Para este fin de semana recomendanos un libro, un disco y una película.
Un libro: No somos computadoras, un manifiesto (2012), de Jaron Lanier. Una de mis fantasías más húmedas es la de borrarme de toda red social conocida, algo bastante difícil, ya que tengo perfil en la mayoría de ellas... La semillita de esa fantasía me la plantó este libro, al que llegué cuando salió, ni me acuerdo cómo. Lanier es un informático, músico y algunas cosas más, y en este texto tira pila de piques para sobrevivir en las redes —y en internet en general— que cada vez están más vigentes.
Un disco: The Black Rider (1993), de Tom Waits. De los álbumes de Waits es al que menos se le da cabida y nunca entendí el motivo. Contiene música compuesta originalmente para una obra de teatro, por lo que algunas canciones tienen un enfoque escénico más grande del que ya de por sí tiene la obra de este muchacho. De todas sus canciones destaco la seudo western “Just the Right Bullets”, la adictiva instrumental “Russian Dance”, con percusión de botas —que debería sonar en alguna película de Tarantino—; “Lucky Day”, con su soliloquio desgarrador, y “I'll Shoot the Moon”, una de las mejores baladas jamás hechas. “Te bajo la luna” lo dice cualquiera, pero “le voy a disparar a la luna por vos” solo Tom Waits.
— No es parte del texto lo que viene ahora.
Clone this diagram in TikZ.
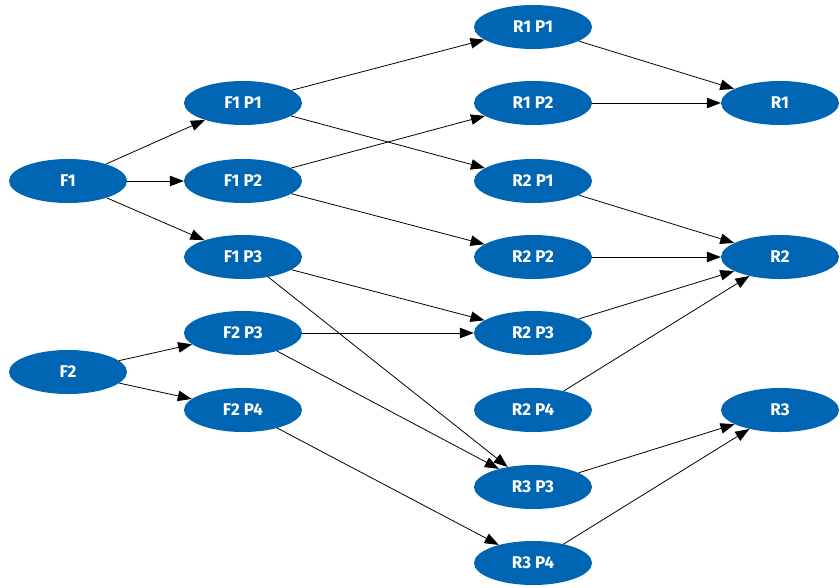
\documentclass[tikz,border=0pt]{standalone}
\usepackage{fontspec}
\setsansfont{Fira Sans}
\usepackage{tikz}
\usetikzlibrary{shapes.geometric,arrows.meta}
\definecolor{flowblue}{RGB}{0,102,179}

\begin{document}
\begin{tikzpicture}[x=1pt,y=-1pt,
    state/.style={ellipse,fill=flowblue,text=white,inner sep=0pt,
      minimum width=118pt,minimum height=44pt,
      font=\sffamily\bfseries\fontsize{17}{20}\selectfont},
    link/.style={-{Triangle[length=14pt,width=10.5pt]},line width=0.8pt}]
    \useasboundingbox (0,0) rectangle (840,587);
    % sources
    \node[state] (F1) at (68,181) {F1};
    \node[state] (F2) at (68,372) {F2};
    % first stage
    \node[state] (F1P1) at (243,103) {F1 P1};
    \node[state] (F1P2) at (243,181) {F1 P2};
    \node[state] (F1P3) at (243,257) {F1 P3};
    \node[state] (F2P3) at (243,333) {F2 P3};
    \node[state] (F2P4) at (243,410) {F2 P4};
    % second stage
    \node[state] (R1P1) at (533,27) {R1 P1};
    \node[state] (R1P2) at (533,103) {R1 P2};
    \node[state] (R2P1) at (533,181) {R2 P1};
    \node[state] (R2P2) at (533,257) {R2 P2};
    \node[state] (R2P3) at (533,333) {R2 P3};
    \node[state] (R2P4) at (533,410) {R2 P4};
    \node[state] (R3P3) at (533,487) {R3 P3};
    \node[state] (R3P4) at (533,563) {R3 P4};
    % results
    \node[state] (R1) at (780,103) {R1};
    \node[state] (R2) at (780,257) {R2};
    \node[state] (R3) at (780,410) {R3};
    \foreach \a/\b in {F1/F1P1,F1/F1P2,F1/F1P3,F2/F2P3,F2/F2P4,
        F1P1/R1P1,F1P1/R2P1,F1P2/R1P2,F1P2/R2P2,F1P3/R2P3,F1P3/R3P3,
        F2P3/R2P3,F2P3/R3P3,F2P4/R3P4,
        R1P1/R1,R1P2/R1,R2P1/R2,R2P2/R2,R2P3/R2,R2P4/R2,R3P3/R3,R3P4/R3}{
      \draw[link] (\a) -- (\b);
    }
  \end{tikzpicture}
\end{document}
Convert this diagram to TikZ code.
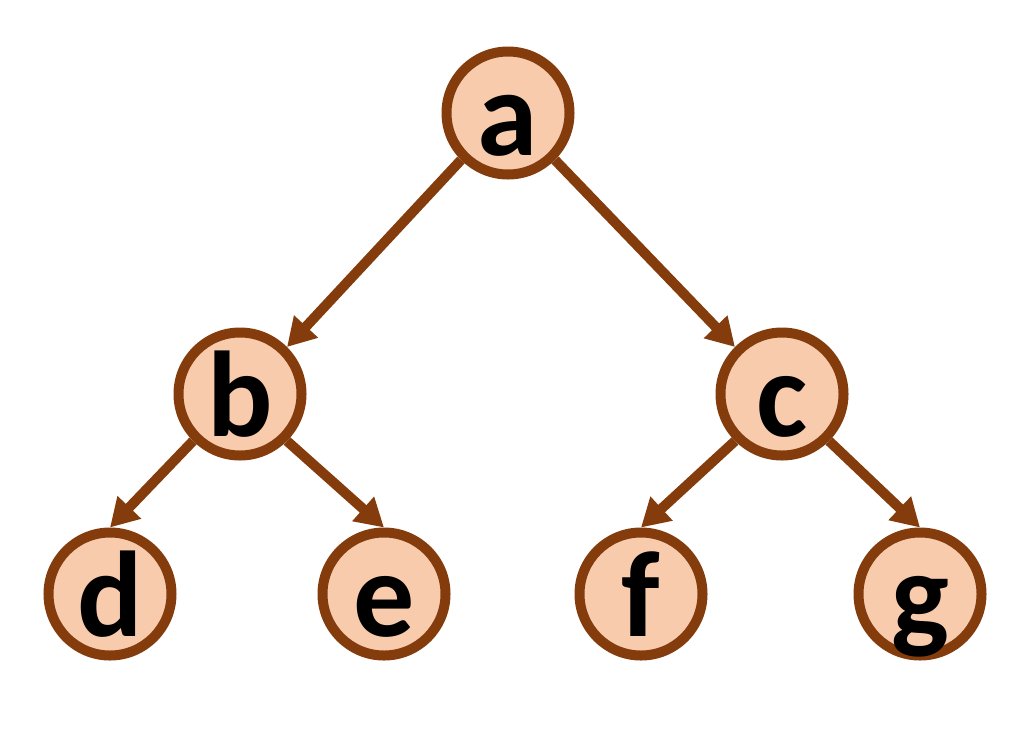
\documentclass[tikz,border=0pt]{standalone}
\usepackage{fontspec}
\setmainfont{Carlito}
\usetikzlibrary{arrows.meta}
\definecolor{nodefill}{HTML}{F8CBAD}
\definecolor{nodeline}{HTML}{843C0C}
\tikzset{
  treenode/.style={circle, draw=nodeline, fill=nodefill, line width=10pt,
    minimum size=123pt, inner sep=0pt, text height=84pt, text depth=0pt,
    font=\fontsize{122}{122}\selectfont\bfseries},
  treeedge/.style={draw=nodeline, line width=10pt,
    -{Triangle[length=28pt,width=31pt]}}
}
\begin{document}
\begin{tikzpicture}[x=1pt,y=-1pt]
\useasboundingbox (0,0) rectangle (1024,745);
\node[treenode] (a) at (508,113) {a};
\node[treenode] (b) at (240,394) {b};
\node[treenode] (c) at (782,394) {c};
\node[treenode] (d) at (110,594) {d};
\node[treenode] (e) at (384,594) {e};
\node[treenode] (f) at (641,594) {f};
\node[treenode] (g) at (920,594) {g};
\draw[treeedge] (a.south west) -- (b.north east);
\draw[treeedge] (a.south east) -- (c.north west);
\draw[treeedge] (b.south west) -- (d.north);
\draw[treeedge] (b.south east) -- (e.north);
\draw[treeedge] (c.south west) -- (f.north);
\draw[treeedge] (c.south east) -- (g.north);
\end{tikzpicture}
\end{document}
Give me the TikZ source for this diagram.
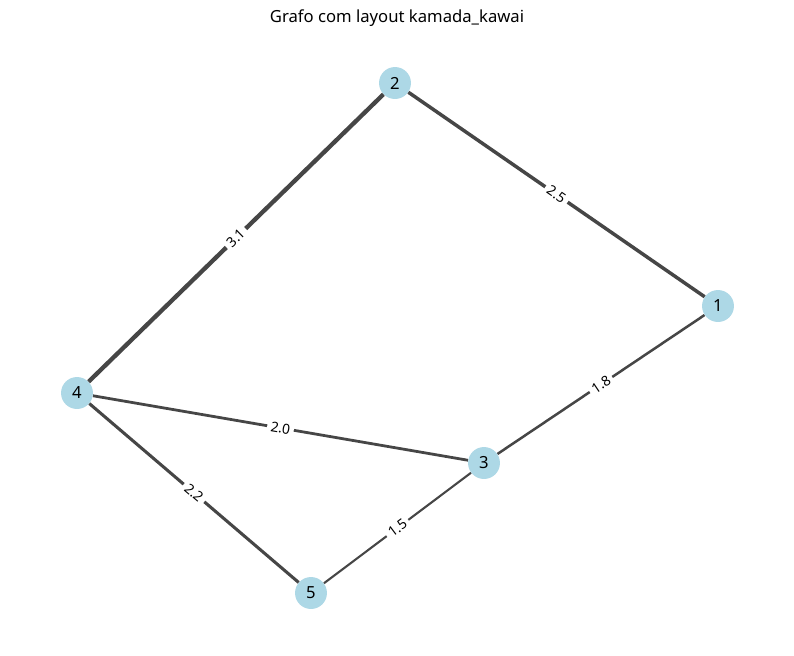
\documentclass[tikz,border=0pt]{standalone}
\usepackage{fontspec}
\setmainfont{Noto Sans}
\definecolor{lightblue}{RGB}{173,216,230}
\definecolor{edgegray}{RGB}{70,70,70}
\begin{document}
\begin{tikzpicture}[x=0.72pt, y=-0.72pt,
  vertex/.style={circle, fill=lightblue, minimum size=23pt, inner sep=0pt,
    font=\fontsize{12}{14}\selectfont},
  link/.style={draw=edgegray, line width=#1pt},
  weight/.style={sloped, fill=white, rounded corners=2pt, inner sep=2.6pt,
    font=\fontsize{10}{12}\selectfont}]

  \fill[white] (0,0) rectangle (794,656);
  \useasboundingbox (0,0) rectangle (794,656);

  \node[font=\fontsize{12}{14}\selectfont] (title) at (397,18) {Grafo com layout kamada\_kawai};

  % vertices
  \node[vertex] (n1) at (718,306) {1};
  \node[vertex] (n2) at (395,83) {2};
  \node[vertex] (n3) at (484,463) {3};
  \node[vertex] (n4) at (77,393) {4};
  \node[vertex] (n5) at (311,593) {5};

  % weighted edges
  \draw[link=3.1] (n4) -- node[weight]{3.1} (n2);
  \draw[link=2.5] (n2) -- node[weight]{2.5} (n1);
  \draw[link=1.8] (n3) -- node[weight]{1.8} (n1);
  \draw[link=2.0] (n4) -- node[weight]{2.0} (n3);
  \draw[link=2.2] (n4) -- node[weight]{2.2} (n5);
  \draw[link=1.5] (n5) -- node[weight]{1.5} (n3);
\end{tikzpicture}
\end{document}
Una película: The Swimmer (1968), de Frank Perry. Es un drama bañado con un surrealismo típico de fines de los 60, con chispazos psicodélicos, basado en el cuento homónimo de John Cheever —que también recomiendo—, adaptado por Eleanor Perry —la esposa de Frank—. Se trata de un tipo que está obsesionado con las piscinas de sus vecinos y decide nadar por todas para volver a su casa, pero cada zambullida es un peaje más hacia el abismo. Cuando empieza, vemos al protagonista —nada menos que Burt Lancaster— con un shorcito negro, hablando con unos vecinos chetos, y parece que se viene una película del montón sobre el ocaso de un galán. Ya quisiéramos...
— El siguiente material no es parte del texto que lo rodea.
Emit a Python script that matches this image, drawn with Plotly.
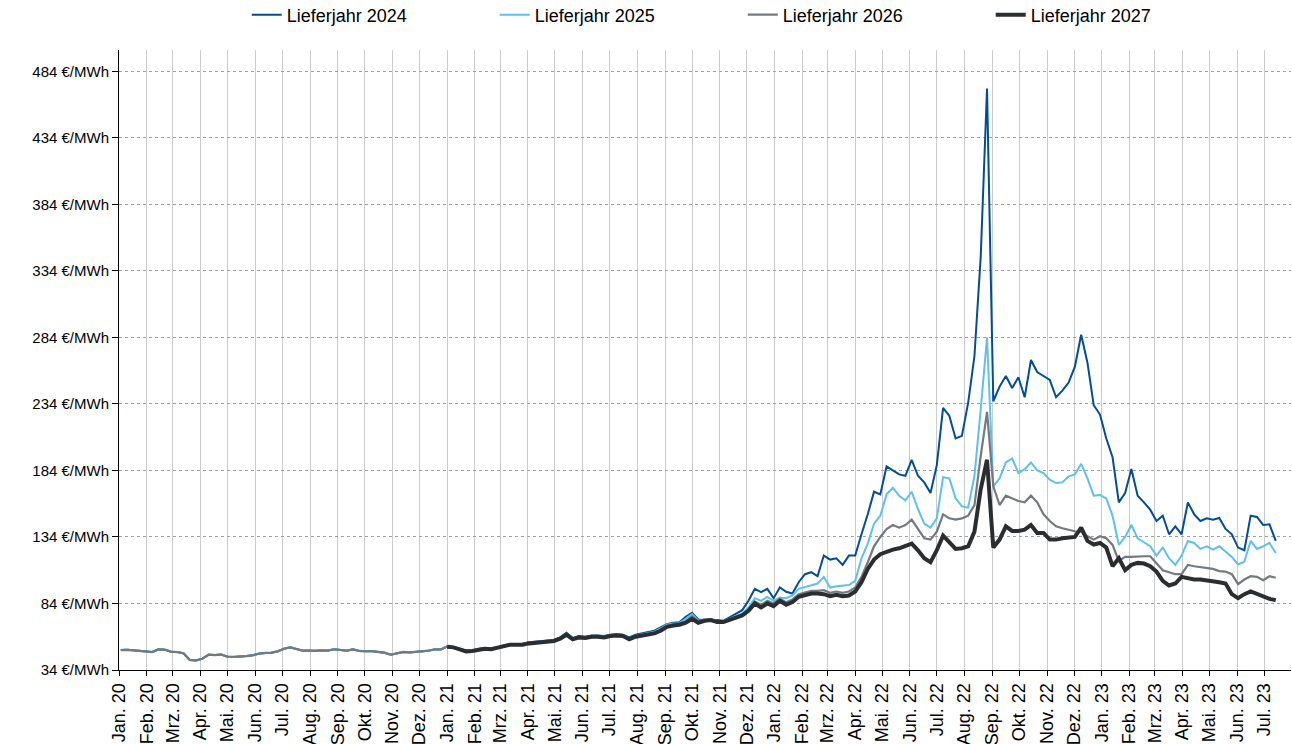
import pandas as pd
import plotly.graph_objects as go

# Weekly settlement dates (Fridays) from 3 Jan 2020 to 14 Jul 2023
dates = pd.date_range("2020-01-03", periods=185, freq="7D")

# 2020: the three older contracts run practically on top of each other
early_2020 = [49, 49.2, 48.8, 48.2, 47.6, 47.5, 49.5, 49.3, 47.8, 47.5, 46.5, 41.5, 41.2,
              42.5, 45.5, 45.2, 45.6, 44, 43.8, 44, 44.5, 45, 46.3, 46.8, 47, 48, 50, 51,
              49.5, 48.5, 48.6, 48.4, 48.8, 48.6, 49.6, 49.2, 48.5, 49.5, 48.3, 48.1, 48.2,
              47.6, 47, 45.5, 46.5, 47.6, 47.2, 47.5, 48, 48.5, 49.5, 49.5]

cal24 = early_2020 + [
    51.8, 51.3, 50, 48.5, 48.8, 50, 50.5, 50.2, 51, 52, 53.5, 53.6, 53.8, 54.8, 55.2, 55.8,
    55.8, 56.6, 58.5, 62, 58, 59.5, 59, 60, 60, 59.5, 60.5, 61, 60.5, 58.5, 60.5, 61.5, 62.5,
    63.5, 66, 68.5, 69.5, 69.8, 74,
    77, 72, 72, 72, 71.5, 71, 73.5, 76, 79, 86, 95, 92.5, 95, 88, 96, 92.8, 91.5, 100, 106,
    107.5, 104.5, 120, 117, 118, 113, 120, 120,
    136, 151, 168, 166, 187, 184, 181, 180, 192, 180, 175, 167, 188, 231, 225, 208, 210, 235,
    270, 345, 471, 236, 247,
    255, 246, 254, 239, 267, 258, 255, 252, 239, 244, 250, 262, 286, 265, 233, 226, 208, 194,
    160, 167,
    185, 165, 160, 154.5, 146, 150, 136, 142, 136, 160, 151, 146, 148, 147, 148.3, 140, 136,
    126, 124, 150, 149, 143, 143.5, 131]

cal25 = early_2020 + [
    51.7, 51.2, 49.8, 48.3, 48.6, 49.8, 50.3, 50, 50.8, 51.8, 53.3, 53.3, 53.5, 54.5, 55, 55.5,
    55.5, 56.3, 58, 61.2, 57.6, 59, 58.6, 59.6, 59.6, 59, 60, 60.6, 60, 57.8, 59.8, 60.8, 61.8,
    62.8, 65.2, 68, 69, 69.2, 72.5,
    76, 71, 71.5, 72, 71, 70.5, 72.5, 74.5, 76.5, 81, 88, 86, 89, 86, 88.5, 88, 90, 95, 96.5,
    97.5, 99, 104, 96, 97, 97.5, 97.8, 101,
    118, 129, 144, 150, 166, 171, 165, 161.5, 168, 155, 144, 141, 148, 179, 178, 163, 157, 156,
    180, 230, 284, 172, 178,
    190, 193, 182, 185, 190, 184, 182, 177, 174.5, 175, 179.5, 181, 189, 178, 165, 165.5, 163,
    150, 128, 134,
    143, 133, 130, 127, 120, 126, 118, 113, 120, 131, 129.5, 125, 127, 124.5, 127, 123, 119,
    113.3, 115.5, 131, 125, 127, 129.5, 122]

cal26 = early_2020 + [
    51.6, 51.1, 49.6, 48.1, 48.4, 49.6, 50.1, 49.8, 50.6, 51.6, 53.1, 53.1, 53.2, 54.2, 54.7,
    55.2, 55.2, 56, 57.7, 60.8, 57.3, 58.7, 58.3, 59.3, 59.3, 58.8, 59.8, 60.3, 59.8, 57.4, 59.4,
    60.2, 61, 62, 64.2, 67.2, 68.2, 68.6, 70.5,
    74.5, 70.5, 71.5, 72, 70.5, 70.5, 72, 73.5, 75.5, 79.5, 85.5, 83, 86, 84, 87.5, 85, 87, 91,
    92.5, 93.5, 93.5, 94, 92, 93, 92, 93, 96,
    104, 115, 127, 134, 140, 143, 141, 143, 147, 140, 133, 132, 138, 151, 148, 147, 148, 150,
    158, 195, 228, 172, 158,
    165, 163, 161, 160, 165, 160, 151, 146, 142, 140.5, 139.5, 138.3, 138, 134.5, 132, 134.5,
    133, 128, 116, 119,
    119, 119.5, 119.5, 119.5, 114, 109, 107.5, 106, 106, 113, 112, 111.5, 110.8, 110, 108.3,
    108, 106, 98.5, 102, 104.5, 104, 101.5, 104.5, 103.3]

# Lieferjahr 2027 is quoted from January 2021 onwards
cal27 = [
    51.5, 51, 49.5, 48, 48.3, 49.5, 50, 49.6, 50.5, 51.5, 53, 53, 53, 54, 54.5, 55, 55, 55.8,
    57.5, 60.5, 57, 58.5, 58, 59, 59, 58.5, 59.5, 60, 59.5, 57, 59, 59.8, 60.5, 61.5, 63.5,
    66.5, 67.5, 68, 69.5,
    72.5, 69.5, 71, 71.5, 70, 70, 71.5, 73, 75, 78.5, 84, 81, 84, 82, 86, 83, 85, 89, 90.5,
    91.5, 91.5, 91, 89.5, 90.5, 89.5, 90, 93,
    100, 110, 117, 121, 123, 124.5, 125.5, 127, 129, 124, 118, 115, 124, 135, 130, 125, 125.5,
    127, 138, 170, 192, 126, 132,
    142, 138.5, 138.5, 139.5, 143, 137, 137, 132, 132, 133, 133.3, 134, 141, 131, 128.3, 129.5,
    126, 112, 118, 109,
    113, 114.5, 114, 112, 108, 101, 97.5, 99, 104, 103, 102, 102, 101.5, 101, 100, 99, 91, 88,
    91, 93, 91, 89, 87.5, 86.5]
dates27 = dates[len(dates) - len(cal27):]

series_names = ["Lieferjahr 2024", "Lieferjahr 2025", "Lieferjahr 2026", "Lieferjahr 2027"]
month_names = ["Jan.", "Feb.", "Mrz.", "Apr.", "Mai.", "Jun.", "Jul.", "Aug.", "Sep.", "Okt.",
               "Nov.", "Dez."]
y_ticks = [34, 84, 134, 184, 234, 284, 334, 384, 434, 484]

tick_dates = pd.date_range("2020-01-01", "2023-07-01", freq="MS")
tick_text = [f"{month_names[d.month - 1]} {d.year % 100:02d}" for d in tick_dates]

colors = ["#034d94", "#5fc0ec", "#737980", "#2b2e31"]
widths = [2, 2, 2.2, 4]

fig = go.Figure()
for name, xs, ys, c, w in zip(series_names, [dates, dates, dates, dates27],
                              [cal24, cal25, cal26, cal27], colors, widths):
    fig.add_trace(go.Scatter(x=xs, y=ys, mode="lines", name=name,
                             line=dict(color=c, width=w)))

fig.update_layout(
    width=1292, height=744,
    margin=dict(l=119, r=1, t=50, b=74, autoexpand=False),
    paper_bgcolor="white", plot_bgcolor="white",
    font=dict(family="Liberation Sans, Arial, sans-serif", size=15, color="#000000"),
    showlegend=True,
    legend=dict(orientation="h", x=0.109, xanchor="left", y=1.0565, yanchor="middle",
                entrywidth=203, entrywidthmode="pixels", font=dict(size=18),
                bgcolor="rgba(0,0,0,0)", borderwidth=0),
)
fig.update_xaxes(
    type="date", range=["2020-01-01", "2023-07-31"],
    tickmode="array", tickvals=tick_dates, ticktext=tick_text, tickangle=-90,
    tickfont=dict(size=18),
    showgrid=True, gridcolor="#cccccc", gridwidth=1,
    showline=True, linecolor="#000000", linewidth=1,
    ticks="outside", ticklen=5, tickcolor="#000000", zeroline=False,
)
fig.update_yaxes(
    range=[34, 500], tickmode="array", tickvals=y_ticks,
    ticktext=[f"{v} €/MWh" for v in y_ticks], tickfont=dict(size=15),
    showgrid=True, gridcolor="#a0a0a0", gridwidth=1, griddash="dot",
    showline=True, linecolor="#000000", linewidth=1,
    ticks="outside", ticklen=6, tickcolor="#000000", zeroline=False,
)

fig.write_html(
    "out.html",
    config={"displayModeBar": False},
    post_script="document.body.style.margin='0';document.body.style.overflow='hidden';",
)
Contanos sobre esa vez que un lector te reconoció en la vía pública.
Nunca me pasó, pero por mi trabajo suelo estar en contacto con mucha gente, y, a veces, me saluda alguien fuera de contexto y rara vez saco quién es. Aunque soy un parco atómico, siempre devuelvo el saludo, por las dudas.
Tu autobiografía en una frase.
“Nunca supe que poner en mi autobiografía”.
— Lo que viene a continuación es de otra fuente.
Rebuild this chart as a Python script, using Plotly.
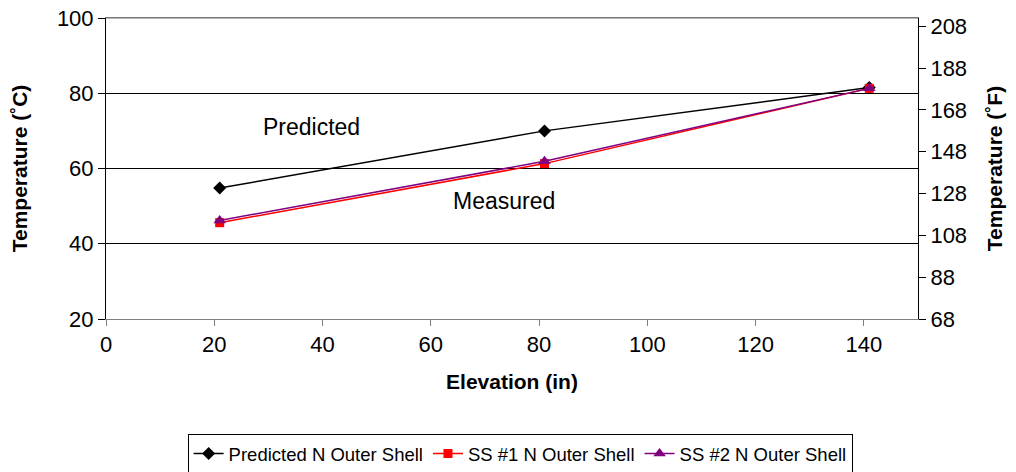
import plotly.graph_objects as go

elevation = [21, 81, 141]
predicted = [54.8, 70.0, 81.5]
ss1 = [45.6, 61.3, 81.3]
ss2 = [46.2, 61.9, 81.3]

x_ticks = [0, 20, 40, 60, 80, 100, 120, 140]
y_ticks_c = [20, 40, 60, 80, 100]
y_ticks_f = [68, 88, 108, 128, 148, 168, 188, 208]

FONT = "Liberation Sans, Arial, sans-serif"

fig = go.Figure()
fig.add_trace(go.Scatter(x=elevation, y=predicted, mode="lines+markers",
                         name="Predicted N Outer Shell",
                         line=dict(color="black", width=1.5),
                         marker=dict(symbol="diamond", size=10, color="black")))
fig.add_trace(go.Scatter(x=elevation, y=ss1, mode="lines+markers",
                         name="SS #1 N Outer Shell",
                         line=dict(color="#ff0000", width=1.5),
                         marker=dict(symbol="square", size=9, color="#ff0000")))
fig.add_trace(go.Scatter(x=elevation, y=ss2, mode="lines+markers",
                         name="SS #2 N Outer Shell",
                         line=dict(color="#800080", width=1.5),
                         marker=dict(symbol="triangle-up", size=11, color="#800080")))
# invisible trace on Fahrenheit axis so the secondary axis renders
fig.add_trace(go.Scatter(x=elevation, y=[v * 1.8 + 32 for v in predicted],
                         yaxis="y2", mode="lines", opacity=0, showlegend=False,
                         hoverinfo="skip"))

fig.add_annotation(x=38.0, y=71.0, text="Predicted", showarrow=False,
                   font=dict(size=23, color="black", family=FONT))
fig.add_annotation(x=73.5, y=51.4, text="Measured", showarrow=False,
                   font=dict(size=23, color="black", family=FONT))

# top frame line of the plot area
fig.add_shape(type="line", xref="paper", x0=0, x1=1, yref="paper", y0=1, y1=1,
              line=dict(color="#707070", width=1.2), layer="above")

fig.update_layout(
    width=1016, height=472,
    margin=dict(l=98, r=106, t=10, b=161, autoexpand=False),
    paper_bgcolor="white", plot_bgcolor="white",
    font=dict(family=FONT, size=22, color="black"),
    showlegend=True,
    legend=dict(orientation="h", x=0.51, xanchor="center", y=-0.382, yanchor="top",
                bordercolor="black", borderwidth=1, font=dict(size=18.5),
                itemwidth=30, tracegroupgap=0),
    xaxis=dict(range=[0, 150], tickvals=x_ticks, automargin=False,
               showgrid=False, zeroline=False, showline=True, linecolor="#808080",
               linewidth=1, ticks="outside", ticklen=6, tickcolor="#808080",
               mirror=True, ticklabeloverflow="allow",
               title=dict(text="<b>Elevation (in)</b>", font=dict(size=21), standoff=17)),
    yaxis=dict(range=[20, 100], tickvals=y_ticks_c, showgrid=True, automargin=False,
               gridcolor="black", gridwidth=1, zeroline=False, showline=True,
               linecolor="black", linewidth=1, ticks="outside", ticklen=7,
               tickcolor="black", ticklabeloverflow="allow",
               title=dict(text="<b>Temperature (˚C)</b>", font=dict(size=21), standoff=36)),
    yaxis2=dict(range=[68, 212], tickvals=y_ticks_f, overlaying="y", side="right",
                automargin=False, ticklabeloverflow="allow",
                showgrid=False, zeroline=False, showline=True, linecolor="black",
                linewidth=1, ticks="outside", ticklen=7, tickcolor="black",
                title=dict(text="<b>Temperature (˚F)</b>", font=dict(size=21), standoff=21)),
)

fig.write_html("out.html")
Tenés que convivir un mes con una autora o un autor: ¿a quién elegís?
A quien cocine mejor.
Un lugar para volver.
Al club de Santa Lucía del Este, pero no solo en espacio sino también en tiempo: en aquellos veranos de la infancia en los que lo único que importaba era pasar de pantalla en el Cadillacs and Dinosaurs y poder comprar el Bubbaloo de banana con dulce de leche —sí, llegó a existir algo así, eran los salvajes 90—.
El primer verso que te viene a la mente.
No uno sino dos: “Con los blandos yo soy blando / y soy duro con los duros”, de Martín Fierro.
¿Para qué literatura en el tiempo del desamparo?
No me parece que este sea el tiempo del desamparo, o al menos no creo que el nivel de desamparo actual sea muy distinto al de 1982, 1521 o el del año 579 a.C. Soy de la idea de que cualquier tiempo pasado fue peor o igual a este. De todos modos, a la literatura —o cualquier arte— la quiero siempre y cuando no me dé nada masticado. La mayoría del arte actual nos da todo masticado y solo queda tragar. Me gusta cuando las cosas ni siquiera están cocinadas, no son para nada obvias, por eso escribí un libro sobre el disco Fines, de Fernando Cabrera, el músico menos obvio de Uruguay.
Lo último que comiste va a ser el menú para toda tu vida, ¿qué es?
Milanesa con puré.
Tu idea de felicidad y tu idea de miseria.
Mi idea de felicidad es tratar de no ser infeliz. Mi idea de la miseria es amplia, tiene espacio para muchas cosas y personas, como los políticos que se enroscan en discutir de qué tamaño es el iceberg en vez de tratar de que el barco no se hunda.
Sobre Fines
En su segunda contribución a esta colección, Ignacio Martínez ofrece un libro muy personal, en el que además hace gala de un gran rigor analítico. Partiendo de su profundo conocimiento del disco Fines de Fernando Cabrera, encuentra el tono exacto para poder manifestar su admiración tanto por la obra como por su autor, al mismo tiempo que despliega un aparato crítico y una mirada originales que le permiten echar nueva luz sobre esta obra fundamental de la música uruguaya. El sentido del humor, el comentario ingenioso, la reflexión casi filosófica, el gusto por las genealogías, pero también por la detección de las originalidades, conforman en conjunto una mirada inédita sobre el genio de Cabrera.
A través de un análisis detallado de cada una de las canciones, apoyado en la lectura de la literatura que existe sobre el disco y en opiniones del propio compositor e intérprete, Martínez va dando forma a este texto que está destinado a convertirse en una lectura fundamental para la comprensión de la obra de uno de los músicos más importantes de la historia musical del Río de la Plata.